# Norma Wick canned by MLSE



## speedythief (Jul 16, 2003)

http://www.theglobeandmail.com/servlet/story/LAC.20070702.TRUTH02/TPStory/TPSports/Television/

I found her pretty irritating but is there anybody that covers the team that isn't? Even Jack Armstrong can be grating at times.

Very surprised. Almost the biggest news of the weekend (almost!).


----------



## Onions Baby (Mar 12, 2007)

YES! Wow this just made my day. I hate Norma Wick and how she thinks she knows so much about the Raptors.


----------



## drlove_playa (Feb 11, 2005)

Best news i've heard in weeks!


----------



## SkywalkerAC (Sep 20, 2002)

good. we can do better. i was not a fan.


----------



## narrator (Feb 11, 2006)

Wow, with all this venom, I'm glad I wasn't subjected to her, hehe.


----------



## bigbabyjesus (Mar 1, 2003)

Yes, she is a MILF, but man was she annoying

good move.


----------



## Mr_B (Mar 6, 2004)

bigbabyjesus said:


> *Yes, she is a MILF*, but man was she annoying
> 
> good move.


hell no Norma far from a milf very far , as for her being canned I could care less but she did ask some dumb questions from time to time


----------



## crimedog (Jun 3, 2003)

she knew her hoops, but she got too comfortable and watching raptors tv pre-game with her, sherman and pj etc. thinking they were a bunch of jokesters made me want to poke my eyes out. agree with speedy though...they're all pretty annoying at times. 

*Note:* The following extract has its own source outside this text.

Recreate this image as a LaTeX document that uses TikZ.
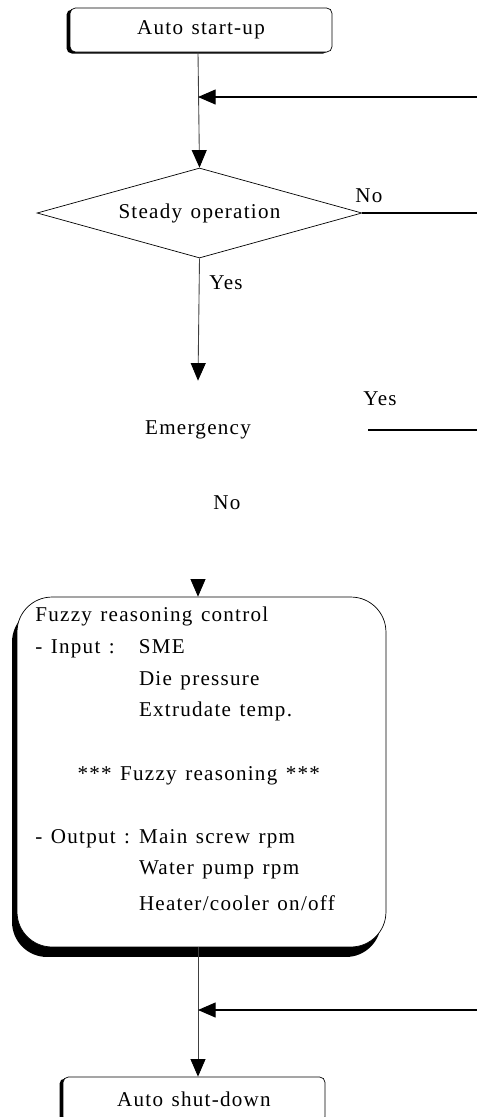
\documentclass[tikz,border=0pt]{standalone}
\usepackage{fontspec}
\setmainfont{Liberation Serif}[LetterSpace=6,WordSpace=1.3]
\usetikzlibrary{shapes.geometric,shadows,arrows.meta}
\tikzstyle{termbox}=[shape=rectangle,draw=black,rounded corners=3pt,fill=white,minimum width=5.24cm,minimum height=0.88cm,drop shadow={shadow xshift=-0.07cm,shadow yshift=-0.03cm,opacity=1,fill=black}]
\tikzstyle{decision}=[shape=diamond,draw=black,inner sep=0pt,aspect=3.6,minimum width=6.5cm,minimum height=1.8cm]
\tikzstyle{procbox}=[shape=rectangle,draw=black,rounded corners=0.7cm,fill=white,minimum width=7.38cm,minimum height=7cm,drop shadow={shadow xshift=-0.1cm,shadow yshift=-0.2cm,opacity=1,fill=black}]
\tikzstyle{flowedge}=[draw=black!75,line width=0.5pt,-{Triangle[length=10pt,width=8.5pt,color=black]}]
\tikzstyle{sideedge}=[draw=black,line width=0.6pt,-{Triangle[length=10pt,width=8.5pt]}]
\tikzstyle{sideline}=[draw=black,line width=0.6pt]

\begin{document}
\begin{tikzpicture}[x=0.02cm,y=-0.02cm,font=\fontsize{12}{18}\selectfont]
\useasboundingbox (0,0) rectangle (477,1117);

\node[termbox] (start) at (201,30) {Auto start-up};

\node[decision] (steady) at (199.5,213) {Steady operation};
\node (steadyno) at (369,196) {No};
\node (steadyyes) at (226,283) {Yes};

% emergency check, its outline is not drawn
\node[decision,draw=none,minimum width=6.8cm,minimum height=1.96cm] (emerg) at (198,430) {Emergency};
\node (emergyes) at (380,399) {Yes};
\node (emergno) at (227,503) {No};

\node[procbox] (fuzzy) at (201.5,772) {};
\node[anchor=north west,inner sep=0pt,align=left] (fuzzytext) at (35,607)
 {Fuzzy reasoning control\\
  \makebox[59pt][l]{- Input :}SME\\
  \hspace*{59pt}Die pressure\\
  \hspace*{59pt}Extrudate temp.\\[18pt]
  \hspace*{24pt}*** Fuzzy reasoning ***\\[18pt]
  \makebox[59pt][l]{- Output :}Main screw rpm\\
  \hspace*{59pt}Water pump rpm\\[2pt]
  \hspace*{59pt}Heater/cooler on/off};

\node[termbox,minimum height=0.9cm] (stop) at (194,1099.5) {Auto shut-down};

\coordinate (in1) at (477,97);
\coordinate (j1) at (198,97);
\coordinate (out1) at (477,213);
\coordinate (out2) at (477,430);
\coordinate (fzin) at (198,580);
\coordinate (in2) at (477,1010);
\coordinate (j2) at (198,1010);

\path
(start.south -| j1) edge [flowedge] (steady.north)
(in1) edge [sideedge] (j1)
(steady.east) edge [sideline] (out1)
(steady.south) edge [flowedge] (emerg.north)
(emerg.east) edge [sideline] (out2)
(fzin) edge [flowedge] (fzin |- fuzzy.north)
(fuzzy.south -| j2) edge [flowedge] (stop.north -| j2)
(in2) edge [sideedge] (j2);

\end{tikzpicture}
\end{document}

that MILF comment made me throw up in my mouth by the way


----------



## shookem (Nov 1, 2005)

But who will make endless bad puns now?

I watched a lot of RapsTV and really didn't mind her, she has a nice voice. After watching a few press conferences I found out that everyone who covers this team asks stupid questions from time to time.


----------



## Victor Page (Nov 1, 2006)

I thought she was a good sideline reporter + host of various shows. My favourite was "On the Floor with Norma" which is a title that always makes me laugh.

If you think she asks dumb questions then please tell me, which sports broadcaster asks more intelligent questions?

I guarantee you she will be hired very soon either by another Canadian sports broadcaster like TSN or in the US by another local NBA broadcaster. 

I never understood why the Raptors fired John Saunders back in the day - I like Chuck Swirsky, but it seemed like an odd move at the time (as this one does).


----------